American baseball player (1935-2003)

Eugene Franklin "Lefty" Hayden (April 14, 1935 – June 13, 2003) was an American professional baseball player who had a brief career in Major League Baseball as a relief pitcher for the Cincinnati Redlegs in 1958. The native of San Francisco, listed at 6 ft 2 in and 175 lb, threw and batted left-handed.

==Biography==
Hayden, a successful pitcher for Rio Vista High School in California, signed a professional contract in mid-1954 with the Seattle Rainiers of the Pacific Coast League. That season, he played for the Tucson Cowboys in the Arizona–Texas League, then in 1955 played primarily for the Wenatchee Chiefs of the Northwest League. When the Rainiers became an affiliate of the Redlegs in 1956, he joined the Cincinnati organization, playing primarily for the Savannah Redlegs of the South Atlantic League during that season, before spending all of the 1957 season with the Rainiers.

Hayden was called up from the minor leagues in the middle of the 1958 campaign, and pitched in three games for Cincinnati. He was effective in his first two outings, hurling a total of 2 1/3 scoreless innings on June 26 and June 30 against the San Francisco Giants and Milwaukee Braves, respectively. But in his third appearance, against the Philadelphia Phillies on July 6, he gave up four hits, a walk and two earned runs in only one inning pitched. The next day, he was returned to the minor leagues when Cincinnati called up outfielder Danny Morejón. Hayden did not return to the major leagues. He played for the minor league Havana Sugar Kings and Nashville Vols during the 1958 season, his last in professional baseball.

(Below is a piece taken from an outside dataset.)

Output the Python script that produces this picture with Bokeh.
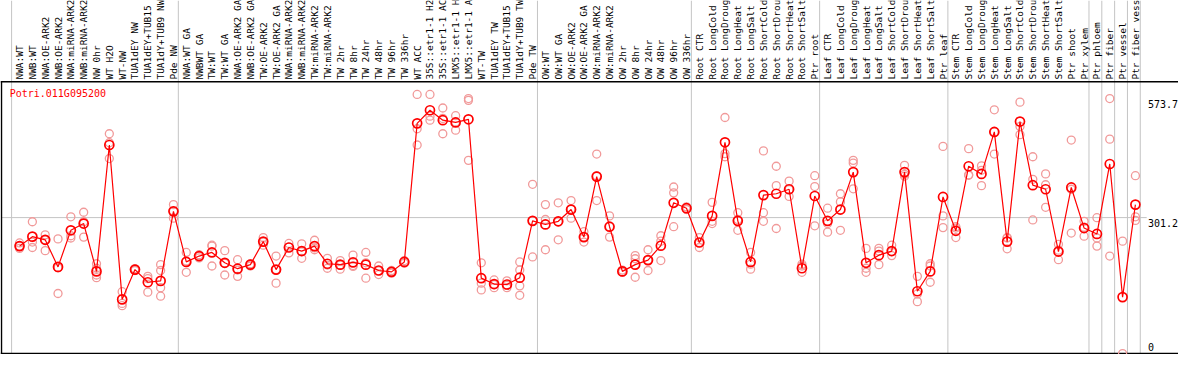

During his baseball career, Hayden pitched in a total of 165 minor league games, compiling a win–loss record of 53–46. While sometimes referred to as "Lefty", a common nickname for left-handed pitchers, Hayden was primarily called "Gene". In 1960, he was hired as a police officer in Rio Vista; he was still with the department in 1969 as a sergeant. As of November 1992, Hayden was working at a substance abuse treatment center in Herald, California, and noted that he was a recovering alcoholic and had spent 1980 homeless in Los Angeles. Hayden died in Lodi, California, at age 68 in 2003.